Pages, Paints, and Protests
Back in October, the Austrian Film Museum and the Viennale launched a monthlong Yoshishige Yoshida retrospective. In the program notes, Haden Guest called Yoshida an “innovative stylist and profound thinker about cinematic form and meaning” who “helped usher a new spirit into postwar Japanese cinema.” When Srikanth Srinivasan heard that the director of such fiercely political films as Eros + Massacre (1969), Heroic Purgatory (1970), and Coup d’état (1973) had died on Thursday at the age of eighty-nine, he tweeted: “2022 is determined to take all the giants of cinematic modernism with it.” Writing for the New Left Review, Jonathan Rosenbaum remembers Jean-Marie Straub and Jean-Luc Godard as “the two most imposing pillars of cinematic modernism in Western Europe.”
- It’s been two years, but Screening the Past now returns with a bumper issue to savor over many weekends to come. And it opens with a bang. Patricia MacCormack, Professor of Continental Philosophy at Anglia Ruskin University and self-described “old school Melbourne goth,” asks what’s so upsetting “about the idea of the extinction of the human species, and with it the end of the anthropocene? And what has it to do with cinema?” Issue 46 also offers essays on Jacques Rivette, Pier Paolo Pasolini, “It Girl” Clara Bow, and Anthony Mann; reviews of books on Terrence Malick, Mike Nichols, and Douglas Sirk; and in the “Classics and Reruns” section, shorter pieces from Philippe Grandrieux, Jacques Rozier, and Adrian Martin.
- Through January 4, Another Screen is presenting Films from Iran for Iran, a freely accessible program of “films by women and nonbinary filmmakers, made from 1979 to the present day, with a focus on experimental and nonfiction work.” In an accompanying essay, Pegah Pasalar, Katayoon Barzegar, and Niloufar Nematollahi trace the roots of the ongoing protests to 1817, when a woman refused the veil, through the street protests that led to the Constitutional Revolution of the early twentieth century and the mass demonstrations on International Women’s Day in 1979. The essay is “a denunciation of the commodification we have witnessed over the last couple of months of the new Woman, Life, Freedom movement.”
- White Noise, Noah Baumbach’s adaptation of Don DeLillo’s 1985 novel, arrives on Netflix on December 30. “It’s a Cultural Studies bibliography rendered in 35 mm,” writes Sukhdev Sandhu at 4Columns, adding that “DeLillo has always been preoccupied with cinema (in 1982’s The Names, he describes the twentieth century as ‘the filmed century’).” Leonardo Goi goes long on this in the Notebook: “It’s not just that screens bob up everywhere in DeLillo’s books; images—and cinema—end up shaping their structure, rhythms, and textures. Asked about his earliest influences, DeLillo once stated that the movies of Jean-Luc Godard had ‘a more immediate effect’ on his craft than anything he’d ever read.”
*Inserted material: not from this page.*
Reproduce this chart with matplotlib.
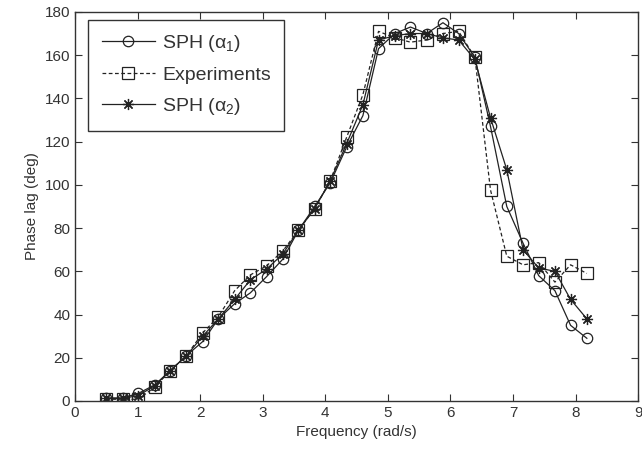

- The new fortieth anniversary 4K restoration of The Draughtsman’s Contract is currently touring selected cities. Introducing his conversation with Peter Greenaway for Screen Slate, Nicolas Rapold describes the film as “part floridly witty post-Restoration drama, part serpentine mystery, part aesthetic treatise on artistic practice and property . . . A Peter Greenaway interview is its own subgenre, with its themes and variations invariably featuring a proclamation of cinema’s inferiority and infancy next to painting.” Walking to Paris, featuring Emun Elliott as Romanian sculptor Constantin Brancusi, is now in postproduction, and Greenaway hopes to make a film with Morgan Freeman “about death to ask the extraordinarily stupid existential question: is death necessary?” And he’s working on a new screenplay “which is very much about Christianity.”
- To circle back to the Sight and Sound poll one more time, many were surprised to see Céline Sciamma’s Portrait of a Lady on Fire (2019) not only enter the top one hundred so soon in a poll conducted just once every ten years but also land so high: #30. Isabel Stevens, the magazine’s managing editor, talks with Sciamma about what the director calls the slow burn of “desire and then the burst of love” between a painter (Noémie Merlant) and her subject (Adèle Haenel) who have “this strong sense of chemistry but also equality.” Also, spoiler alert: “I want people to get ‘page 28’ tattoos.”